2 Egg yolks 1/4 c Sugar 1/2 c Marsala wine 1/2 lb Mascarpone cheese 1 c 35% Real Whipping Cream 1/2 c Extra strong coffee, cold 2 tb Brandy 24 Dry Italian ladyfingers 6 oz Semisweet chocolate, finely - chopped (approx 1 cup)
Ingredient notes: Orange liqueur or extra strong
coffee may be used in place of Marsala wine. Cream
cheese may be used in place of mascaroine cheese.
Orange liqueur or orange juice may be used in place of
brandy. Ladyfingers should be approx 4×1-inch size.
Plain cookies or cake may be used in place of
ladyfingers. 1. Make the filling by beating egg yolks
with sugar until light. Beat in Marsala. Cook gently
in a double boiler or in a stainless steel or glass
bowl set over a pot of simmering water. Cook gently,
stirring constantly, until thickened. Cool.
2. Beat mascarpone cheese until smooth and then slowly
beat in cooled custard.
3. Whip cream until light. Gently fold into cheese
mixture. Reserve. 4. Combine coffee with brandy.

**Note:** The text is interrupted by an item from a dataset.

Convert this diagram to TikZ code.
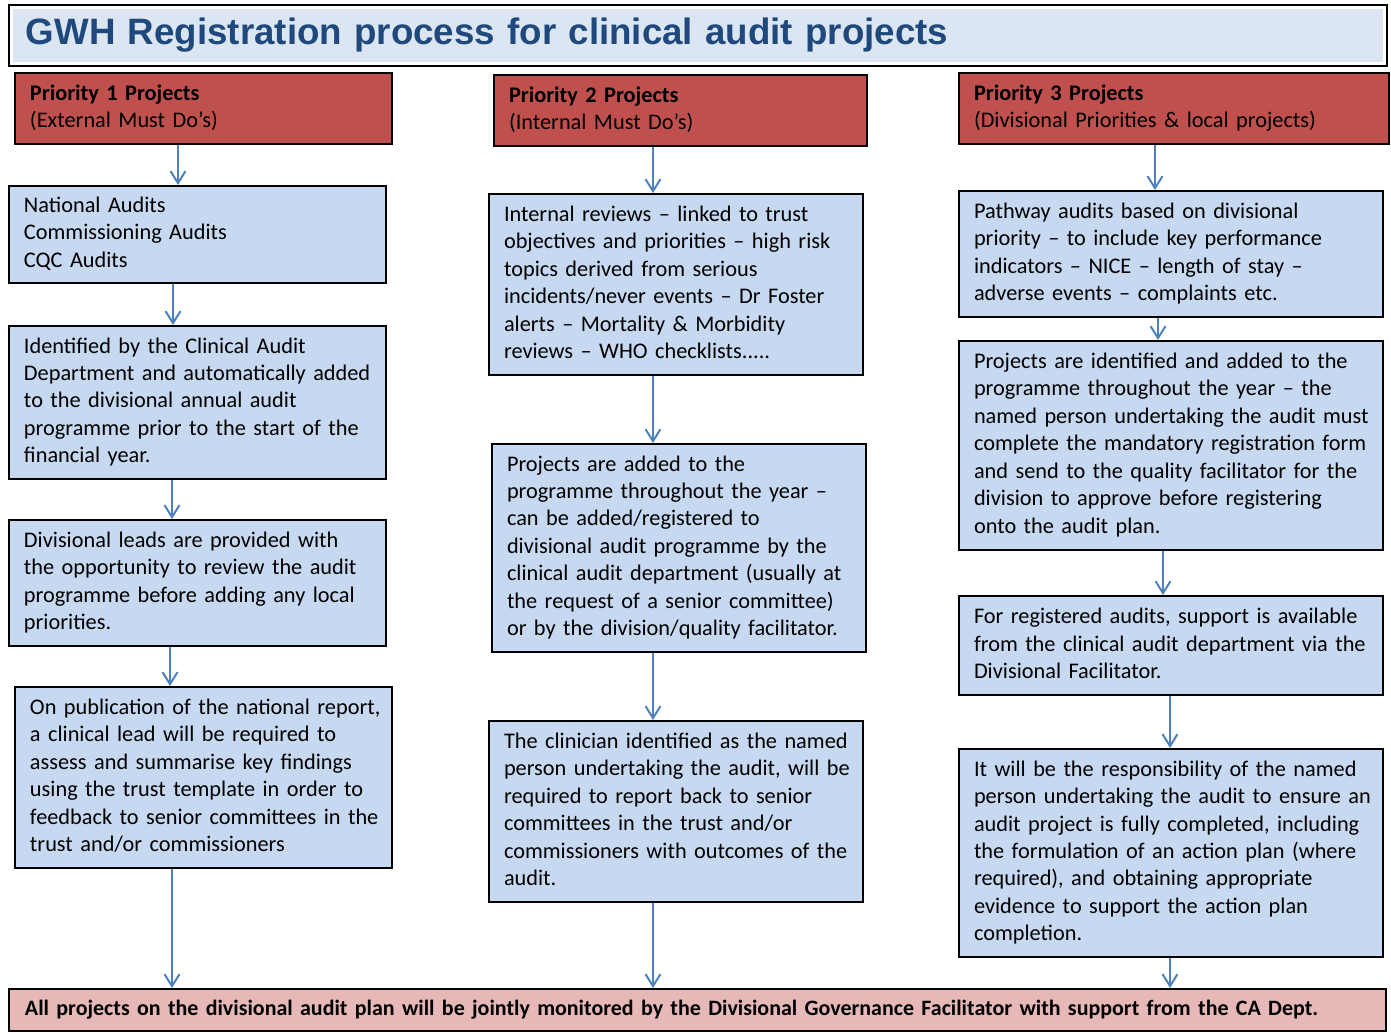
\documentclass[tikz,border=0pt]{standalone}
\usepackage{fontspec}
\setmainfont{Carlito}
\newfontfamily\headfont{Liberation Sans}
\usepackage{tikz}
\usetikzlibrary{arrows.meta}
\definecolor{stagefill}{HTML}{C6D9F1}
\definecolor{priofill}{HTML}{C0504D}
\definecolor{planfill}{HTML}{E6B9B8}
\definecolor{titlefill}{HTML}{DCE6F2}
\definecolor{titleblue}{HTML}{1F497D}
\definecolor{flowblue}{HTML}{4F81BD}
% keep each typed line on one line
\newcommand{\boxlines}[1]{\begin{tabular}{@{}l@{}}#1\end{tabular}}
\tikzset{
stage/.style = {rectangle, draw=black, line width=0.04cm, fill=stagefill,
                anchor=north west, align=left, inner xsep=0.3cm,
                font=\fontsize{12.7}{15.65}\selectfont},
prio/.style = {stage, fill=priofill},
flow/.style = {-{Straight Barb[length=0.24cm, width=0.3cm]}, draw=flowblue,
               line width=0.04cm}
}
\tikzset{
titlebar/.style = {rectangle, draw=black, line width=0.04cm, fill=white,
                   anchor=north west, align=left, inner xsep=0.34cm,
                   minimum height=1.22cm, text=titleblue,
                   font=\headfont\bfseries\fontsize{20.9}{25}\selectfont,
                   path picture={\fill[titlefill]
                     ([shift={(4,4)}]path picture bounding box.north west) rectangle
                     ([shift={(-4,-4)}]path picture bounding box.south east);}}
}

\begin{document}
\begin{tikzpicture}[x=0.02cm, y=-0.02cm]
\useasboundingbox (0,0) rectangle (1391,1032);

\node[titlebar, text width=26.88cm] (title) at (8,4) {GWH Registration process for clinical audit projects};

% priority 1 column
\node[prio, text width=6.94cm, minimum height=1.42cm] (prio1) at (14,72) {\boxlines{\textbf{Priority 1 Projects}\\(External Must Do’s)}};
\node[stage, text width=6.94cm, minimum height=1.94cm] (national) at (8,185) {\boxlines{National Audits\\Commissioning Audits\\CQC Audits}};
\node[stage, text width=6.94cm, minimum height=3.06cm] (identified) at (8,325) {\boxlines{Identified by the Clinical Audit\\Department and automatically added\\to the divisional annual audit\\programme prior to the start of the\\financial year.}};
\node[stage, text width=6.94cm, minimum height=2.52cm] (leads) at (8,519) {\boxlines{Divisional leads are provided with\\the opportunity to review the audit\\programme before adding any local\\priorities.}};
\node[stage, text width=6.94cm, minimum height=3.62cm] (report) at (14,686) {\boxlines{On publication of the national report,\\a clinical lead will be required to\\assess and summarise key findings\\using the trust template in order to\\feedback to senior committees in the\\trust and/or commissioners}};

% priority 2 column
\node[prio, text width=6.86cm, minimum height=1.42cm] (prio2) at (493,74) {\boxlines{\textbf{Priority 2 Projects}\\(Internal Must Do’s)}};
\node[stage, text width=6.88cm, minimum height=3.62cm] (reviews) at (488,193) {\boxlines{Internal reviews -- linked to trust\\objectives and priorities -- high risk\\topics derived from serious\\incidents/never events -- Dr Foster\\alerts -- Mortality \& Morbidity\\reviews -- WHO checklists.....}};
\node[stage, text width=6.88cm, minimum height=4.16cm] (added) at (491,443) {\boxlines{Projects are added to the\\programme throughout the year --\\can be added/registered to\\divisional audit programme by the\\clinical audit department (usually at\\the request of a senior committee)\\or by the division/quality facilitator.}};
\node[stage, text width=6.88cm, minimum height=3.62cm] (clinician) at (488,720) {\boxlines{The clinician identified as the named\\person undertaking the audit, will be\\required to report back to senior\\committees in the trust and/or\\commissioners with outcomes of the\\audit.}};

% priority 3 column
\node[prio, text width=8.0cm, minimum height=1.42cm] (prio3) at (958,72) {\boxlines{\textbf{Priority 3 Projects}\\(Divisional Priorities \& local projects)}};
\node[stage, text width=7.88cm, minimum height=2.52cm] (pathway) at (958,190) {\boxlines{Pathway audits based on divisional\\priority -- to include key performance\\indicators -- NICE -- length of stay --\\adverse events -- complaints etc.}};
\node[stage, text width=7.88cm, minimum height=4.18cm] (registration) at (958,340) {\boxlines{Projects are identified and added to the\\programme throughout the year -- the\\named person undertaking the audit must\\complete the mandatory registration form\\and send to the quality facilitator for the\\division to approve before registering\\onto the audit plan.}};
\node[stage, text width=7.88cm, minimum height=1.98cm] (support) at (958,595) {\boxlines{For registered audits, support is available\\from the clinical audit department via the\\Divisional Facilitator.}};
\node[stage, text width=7.88cm, minimum height=4.16cm] (responsibility) at (958,748) {\boxlines{It will be the responsibility of the named\\person undertaking the audit to ensure an\\audit project is fully completed, including\\the formulation of an action plan (where\\required), and obtaining appropriate\\evidence to support the action plan\\completion.}};

\node[stage, fill=planfill, text width=26.9cm, inner xsep=0.32cm, minimum height=0.84cm, font=\bfseries\fontsize{12.5}{15}\selectfont] (plan) at (8,988) {All projects on the divisional audit plan will be jointly monitored by the Divisional Governance Facilitator with support from the CA Dept.};

% connectors
\draw[flow] (prio1.south -| 178,0) -- (national.north -| 178,0);
\draw[flow] (national.south -| 173,0) -- (identified.north -| 173,0);
\draw[flow] (identified.south -| 172,0) -- (leads.north -| 172,0);
\draw[flow] (leads.south -| 170,0) -- (report.north -| 170,0);
\draw[flow] (report.south -| 172,0) -- (plan.north -| 172,0);
\draw[flow] (prio2.south -| 653,0) -- (reviews.north -| 653,0);
\draw[flow] (reviews.south -| 653,0) -- (added.north -| 653,0);
\draw[flow] (added.south -| 653,0) -- (clinician.north -| 653,0);
\draw[flow] (clinician.south -| 653,0) -- (plan.north -| 653,0);
\draw[flow] (prio3.south -| 1155,0) -- (pathway.north -| 1155,0);
\draw[flow] (pathway.south -| 1158,0) -- (registration.north -| 1158,0);
\draw[flow] (registration.south -| 1163,0) -- (support.north -| 1163,0);
\draw[flow] (support.south -| 1170,0) -- (responsibility.north -| 1170,0);
\draw[flow] (responsibility.south -| 1170,0) -- (plan.north -| 1170,0);
\end{tikzpicture}
\end{document}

Reserve. 5. Line an 8-inch baking dish or trifle bowl
with ladyfingers. (Do not worry if ladyfingers do not
fit exactly, break up extras and fit into spaces.)
Drizzle with half of the coffee mixture. Spread half
the filling over. Sprinkle with half the chocolate.
Repeat layers starting with ladyfingers, drizzling
with remaining coffee, spreading remaining filling
over ladyfingers and topping with chocolate. 6.
Refrigerate a few hours or overnight before serving.
Tiramisu can be frozen for up to one month.